SYKP Eş Genel Başkanı Canan Yüce
‘TECRİTİ YOK SAYARAK MÜCADELE YÜRÜTÜLEMEZ’
Kadın dayanışmasının büyütülmesi için ciddi tartışmaların yürütüldüğünü kaydeden Yüce, dayanışmanın yerellerde mücadeleyi büyütmekle mümkün olabileceğini belirtti. Yüce, "Aynı şey tecrit için de geçerli. Tecrit aslında toplumsal bir tecride dönüşmüş durumda. Hasta tutsaklar meselesi de öyle. Biz bütün bu meseleleri, ancak toplumsallaştırarak, bütün kesimlerin meselesi haline getirerek üstesinden gelebiliriz. Bugün demokrasi mücadelesi tecridi yok sayarak yürütülemez. Kadınların özgürlük mücadelesi de tüm alanların özgürlük mücadelesinin buluşmasıyla başarılı olabilecek bir mücadeledir. Tartıştığımız kadın ittifakı da bizim için çok güncel ve çok hayati. Önümüzdeki dönem, Alevi kadınların, feminist hareketin, Kürt kadın hareketinin, emekçi kadınların, İran, Rojava, Suriye’de ve birçok ülkedeki kadın mücadelesini birlikte yürüterek ancak sorunların üstesinden gelebileceğimizi görmemiz gerekiyor" diye konuştu.
KADINLARIN MÜCADELESİ
İktidarın hedefindeki kadınların mücadelesi üzerinde durulduğunu dile getiren Yüce, bu mücadelenin başarıya ulaşmasının 3'üncü Yol’u inşası ve topyekun bir mücadeleden geçtiğine vurgu yaptı. Yüce, "Bu nedenle kadın özgürlük mücadelesi ve örgütlülüğü bu dönem çok önemli. Çeşitliliğimiz, faşizm kodlarını ve tekçi kalıplarını yıkan bir yerde duruyor. Enternasyonalist kadın mücadelesini daha fazla büyütmek, diğer ülkelerdeki kadınların mücadelesinin de çok farklı olmadığını görmek gerekiyor” dedi.

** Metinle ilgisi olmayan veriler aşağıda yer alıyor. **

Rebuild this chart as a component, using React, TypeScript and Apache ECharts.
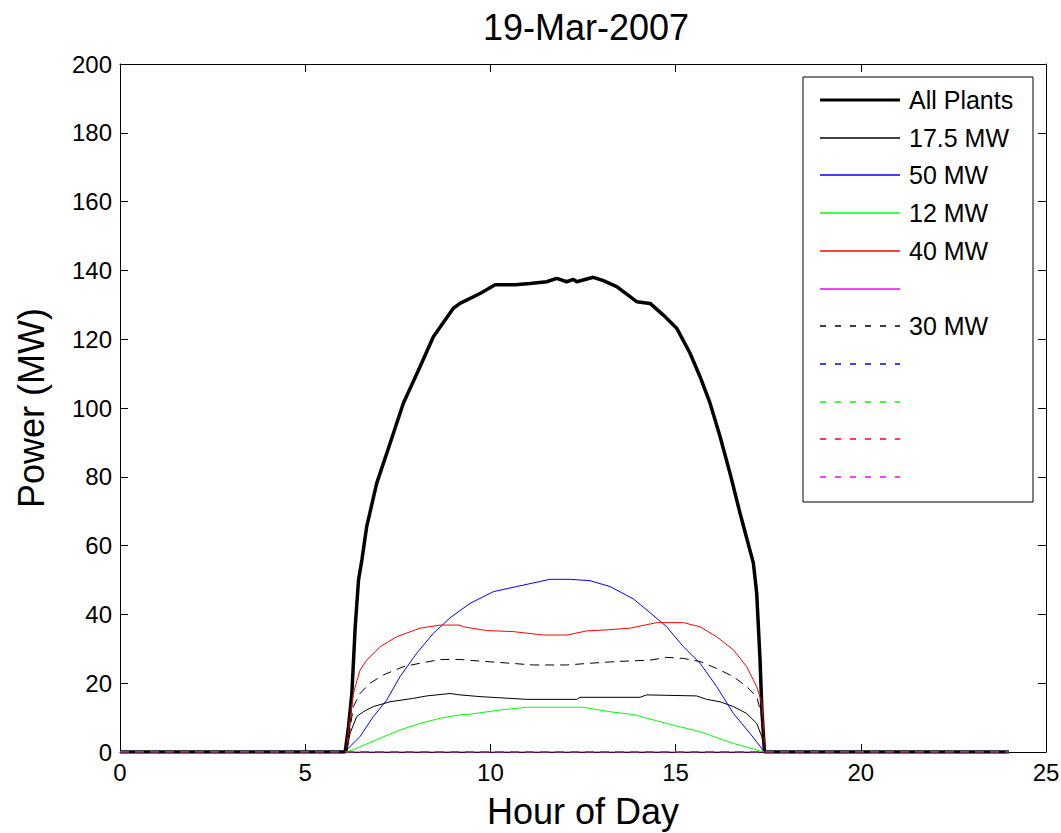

Yüce, şunları söyledi: "Kurdistan’da yıllardır süren özel savaş politikası var. Kürt kadın hareketine dönük baskılar, gözaltı ve tutuklamalar, kadın etkinliklerinin terörize edilmesi, taciz ve istismar vakalarının polis ve asker eliyle yapılması... Burada demokrasi ve özgürlük mücadelesi sekteye uğratılmak isteniyor. Ataerkil kodlar üzerinden kadınların mücadelesi geriletilmeye çalışılıyor."
ORTAK MÜCADELENİN ÖNEMİ
Kurdistan ve Türkiye'deki kadın ittifakının geliştirilmesiyle kadınlara dönük saldırıların boşa çıkarılabileceğini söyleyen Yüce, "Çünkü iktidar, Kürdistan’daki kadın mücadelesini batıdaki mücadeleden farklıymış gibi göstermek istiyor. Ancak orada yapılan her saldırı ve kadın hareketinin zayıflaması, batıdaki feminist hareketin ve kadın hareketinin zayıflaması anlamına geliyor. Bu yüzden özel savaş politikalarını sadece Diyarbakır'ın, Van'ın, Hakkari’nin, Batman’ın meselesi olmaktan çıkarıp, İzmir, Muğla ve İstanbul’un meselesi haline getirmeliyiz."
KADIN ÖZGÜRLÜKÇÜ PARADİGMA
Konferansta tartışılan başlıkların hayata geçirilmesi için en geniş kesimlerle bir araya gelineceğini kaydeden Yüce, "Önerilerin tartışılmasının ardından kongre için karar tasarıları hazırlanacak. Kongreye bu tasarılarla gidilecek. Örgütlenmemizi güçlendirerek, Türkiye'deki bütün kadın hareketlerinin güçlenmesini sağlayan, onlardan beslenen ve oradaki mücadeleyle 3'üncü Yol’un inşasını hedefleyen bir yol ve yöntem temel görevimiz olacak" ifadelerini kullandı.
Yüce, "jin, jiyan, azadî’ felsefesiyle birlikte yükselen kadın mücadelesini ileriye taşıyarak, hem cezaevlerinde hem dışarıdaki tecridin üstesinden geleceklerini belirtti. Yüce, "Bu ancak toplumsallaşmayla olur. Konferanstaki inanç ve kararlılık bize bunların umudunu veriyor. Önümüzdeki süreçte demokratik, ekolojik ve kadın özgürlükçü paradigma esas alınacak. Önümüzdeki dönem temel paradigmamız bu olacak. Faşizme karşı mücadeleyi böyle yükseltebiliriz.”